Agora é oficial – diz o FMI e insistem os norte-americanos. Sabe-se que as medidas foram extremamente gravosas e que a Grécia não vai lá sem um terceiro empréstimo internacional nem um aliviamento (pleonasmo para perdão) das condições dos dois anteriores. Mas alguns países não parecem estar disponíveis para ceder. Falta-lhes vontade para atravessar a sua metade da ponte para encontrar o Syriza – a coligação da esquerda radical grega – e aceitar algumas das condições que estão agora sobre a mesa. Afinal, os últimos meses foram de avanços e de recuos. De ausência de boa-fé negocial. De reuniões gravadas às escondidas através do iPhone e depois transcritas na imprensa.
Por mais que a Grécia tenha feito o seu caminho, alguns elementos chave do Eurogrupo têm muitas dúvidas sobre a capacidade deste grupo de homens e mulheres que governa hoje a Grécia em cumprir a palavra dada. E isso mina qualquer negociação e põe em causa qualquer futuro a 19. Pelo menos a 19.
Ainda para mais, depois de todo este processo – haja ou não fumo branco em Bruxelas neste domingo –, o Parlamento alemão terá ainda de apoiar a decisão. E essa parece ser um cenário pouco plausível. Na última semana, a opinião publicada alemã apontava para um só caminho, apelando à chanceler Angela Merkel para ser firme e rejeitar um entendimento com os gregos.
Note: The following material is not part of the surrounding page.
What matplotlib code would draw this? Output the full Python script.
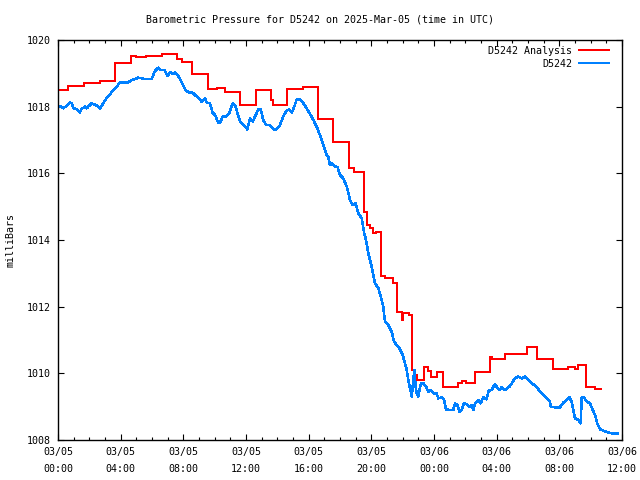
import numpy as np
import matplotlib
matplotlib.use("Agg")
import matplotlib.pyplot as plt
from matplotlib.ticker import MultipleLocator

# hours after 2025-03-05 00:00 UTC, pressure in mb
obs_hours = [0.02, 0.24, 0.34, 0.56, 0.77, 0.87, 0.98, 1.19, 1.40, 1.51, 1.72, 1.83, 1.93, 2.15,
             2.32, 2.47, 2.68, 2.89, 3.11, 3.32, 3.53, 3.75, 3.96, 4.49, 4.70, 4.91, 5.13, 5.34,
             5.55, 5.98, 6.19, 6.40, 6.57, 6.79, 7.00, 7.15, 7.36, 7.47, 7.68, 7.90, 8.11, 8.32,
             8.60, 8.81, 9.06, 9.17, 9.38, 9.49, 9.70, 9.87, 10.02, 10.23, 10.34, 10.51, 10.72,
             10.93, 11.15, 11.30, 11.51, 11.66, 11.87, 12.08, 12.26, 12.43, 12.57, 12.79, 12.94,
             13.10, 13.28, 13.53, 13.74, 13.96, 14.17, 14.38, 14.60, 14.76, 14.92, 15.08, 15.24,
             15.45, 15.66, 15.87, 16.09, 16.30, 16.51, 16.72, 16.93, 17.15, 17.25, 17.36, 17.47,
             17.64, 17.85, 18.00, 18.21, 18.43, 18.64, 18.79, 19.00, 19.17, 19.39, 19.55, 19.66,
             19.81, 20.02, 20.23, 20.45, 20.60, 20.76, 20.87, 21.08, 21.30, 21.45, 21.62, 21.79,
             22.00, 22.15, 22.26, 22.36, 22.47, 22.58, 22.68, 22.74, 22.83, 22.90, 23.00, 23.11,
             23.21, 23.32, 23.49, 23.64, 23.79, 23.96, 24.17, 24.27, 24.49, 24.64, 24.77, 24.98,
             25.23, 25.34, 25.49, 25.62, 25.77, 25.91, 26.09, 26.25, 26.41, 26.51, 26.62, 26.83,
             26.98, 27.15, 27.36, 27.49, 27.68, 27.89, 28.00, 28.17, 28.32, 28.53, 28.81, 28.96,
             29.17, 29.38, 29.60, 29.81, 30.02, 30.24, 30.51, 30.72, 30.98, 31.19, 31.40, 31.45,
             31.72, 32.04, 32.25, 32.47, 32.64, 32.79, 32.89, 33.00, 33.21, 33.36, 33.43, 33.57,
             33.75, 33.96, 34.13, 34.28, 34.42, 34.60, 34.81, 35.02, 35.34, 35.70]
obs_mb = [1018.00, 1018.00, 1017.95, 1018.03, 1018.13, 1018.10, 1017.95, 1017.93, 1017.83, 1017.93,
          1018.00, 1017.95, 1018.00, 1018.10, 1018.07, 1018.03, 1017.95, 1018.10, 1018.27, 1018.37,
          1018.50, 1018.60, 1018.73, 1018.73, 1018.80, 1018.83, 1018.87, 1018.85, 1018.83, 1018.83,
          1019.07, 1019.17, 1019.10, 1019.10, 1018.93, 1019.03, 1018.98, 1019.02, 1018.92, 1018.72,
          1018.52, 1018.43, 1018.42, 1018.32, 1018.22, 1018.15, 1018.25, 1018.12, 1018.10, 1017.82,
          1017.75, 1017.52, 1017.52, 1017.70, 1017.70, 1017.80, 1018.10, 1018.05, 1017.72, 1017.52,
          1017.45, 1017.32, 1017.65, 1017.55, 1017.70, 1017.92, 1017.92, 1017.60, 1017.45, 1017.45,
          1017.32, 1017.32, 1017.45, 1017.72, 1017.88, 1017.92, 1017.82, 1018.00, 1018.22, 1018.22,
          1018.10, 1017.95, 1017.78, 1017.60, 1017.40, 1017.15, 1016.85, 1016.55, 1016.50, 1016.25,
          1016.30, 1016.22, 1016.18, 1015.95, 1015.85, 1015.60, 1015.20, 1015.05, 1015.10, 1014.80,
          1014.65, 1014.20, 1014.00, 1013.60, 1013.20, 1012.70, 1012.55, 1012.30, 1012.00, 1011.55,
          1011.45, 1011.25, 1010.95, 1010.85, 1010.75, 1010.55, 1010.30, 1010.10, 1009.80, 1009.55,
          1009.30, 1009.80, 1010.10, 1009.60, 1009.40, 1009.30, 1009.60, 1009.70, 1009.70, 1009.60,
          1009.45, 1009.50, 1009.40, 1009.40, 1009.25, 1009.28, 1009.20, 1008.92, 1008.90, 1008.90,
          1009.10, 1009.05, 1008.85, 1008.90, 1009.10, 1009.08, 1009.00, 1009.05, 1008.90, 1009.10,
          1009.20, 1009.10, 1009.28, 1009.22, 1009.48, 1009.50, 1009.68, 1009.60, 1009.50, 1009.58,
          1009.50, 1009.60, 1009.70, 1009.85, 1009.90, 1009.85, 1009.90, 1009.80, 1009.70, 1009.62,
          1009.48, 1009.35, 1009.25, 1009.15, 1009.00, 1008.98, 1008.98, 1009.12, 1009.20, 1009.28,
          1009.15, 1008.90, 1008.65, 1008.60, 1008.50, 1009.28, 1009.28, 1009.15, 1009.10, 1008.90,
          1008.75, 1008.50, 1008.32, 1008.28, 1008.24, 1008.20, 1008.20]

# analysis: each value holds until the next time
ana_hours = [0.00, 0.62, 1.68, 2.68, 3.64, 4.66, 4.98, 5.64, 6.62, 7.62, 7.93, 8.57, 9.59, 10.13,
             10.66, 11.62, 12.62, 13.58, 13.70, 14.60, 15.66, 16.58, 17.57, 18.59, 18.89, 19.53,
             19.70, 19.91, 20.09, 20.30, 20.60, 20.89, 21.40, 21.66, 21.97, 22.04, 22.42, 22.58,
             22.72, 22.89, 23.36, 23.62, 23.81, 24.16, 24.56, 25.55, 25.77, 26.04, 26.64, 27.60,
             27.70, 28.54, 29.92, 30.55, 31.58, 32.57, 33.00, 33.17, 33.68, 34.28, 34.64]
ana_mb = [1018.50, 1018.61, 1018.71, 1018.76, 1019.30, 1019.52, 1019.49, 1019.53, 1019.57, 1019.42,
          1019.33, 1018.98, 1018.53, 1018.55, 1018.44, 1018.05, 1018.50, 1018.20, 1018.05, 1018.52,
          1018.58, 1017.62, 1016.95, 1016.15, 1016.04, 1014.85, 1014.45, 1014.37, 1014.20, 1014.25,
          1012.92, 1012.85, 1012.70, 1011.85, 1011.60, 1011.82, 1011.75, 1010.10, 1009.95, 1009.80,
          1010.18, 1010.08, 1009.90, 1010.05, 1009.60, 1009.70, 1009.78, 1009.72, 1010.03, 1010.50,
          1010.42, 1010.58, 1010.78, 1010.43, 1010.12, 1010.20, 1010.12, 1010.25, 1009.58, 1009.52,
          1009.52]

tick_hours = [0, 4, 8, 12, 16, 20, 24, 28, 32, 36]
tick_labels = ["03/05\n00:00", "03/05\n04:00", "03/05\n08:00", "03/05\n12:00", "03/05\n16:00",
               "03/05\n20:00", "03/06\n00:00", "03/06\n04:00", "03/06\n08:00", "03/06\n12:00"]

plt.rcParams['font.family'] = ['DejaVu Sans Mono']
plt.rcParams['font.size'] = 7.2

fig = plt.figure(figsize=(6.4, 4.8), dpi=100)
ax = fig.add_axes([58 / 640, 40 / 480, 564 / 640, 400 / 480])

ax.plot(ana_hours, ana_mb, color='#ff0000', lw=1.1, drawstyle='steps-post',
        antialiased=False, label='D5242 Analysis')
ax.plot(obs_hours, obs_mb, color='#0080ff', lw=1.1, antialiased=False, label='D5242')

ax.set_xlim(0, 36)
ax.set_ylim(1008, 1020)
ax.set_xticks(tick_hours)
ax.set_xticklabels(tick_labels, linespacing=1.9)
ax.xaxis.set_minor_locator(MultipleLocator(1))
ax.set_yticks(np.arange(1008, 1021, 2))
ax.tick_params(which='both', direction='in', top=True, right=True, width=0.8, colors='black')
ax.tick_params(which='major', length=4.5, pad=5)
ax.tick_params(which='minor', length=2.2)
for s in ax.spines.values():
    s.set_linewidth(1.0)

ax.set_ylabel('milliBars', labelpad=8)
fig.text(0.5, 1 - 20 / 480, 'Barometric Pressure for D5242 on 2025-Mar-05 (time in UTC)',
         ha='center', va='center')

leg = ax.legend(loc='upper right', bbox_to_anchor=(1, 1 + 7 / 400), frameon=False,
                markerfirst=False, handlelength=3.0, borderaxespad=0.9, labelspacing=0.3,
                handletextpad=0.7)
for line in leg.get_lines():
    line.set_antialiased(False)

fig.savefig('out.png', dpi=100)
O objectivo principal não é o de afastar o mercado de 10 milhões potenciais compradores das mercadorias alemãs. É o de punir os eleitores da Grécia por terem escolhido uma coligação de esquerda radical para governar o país e evitar que outros países sigam a mesma estratégia. O problema não é “apenas” o da Grécia sair. É sair e no curto prazo apresentar indicadores positivos, o que tornará o “crime” ainda mais apetecível. E isto não lhes sai da cabeça.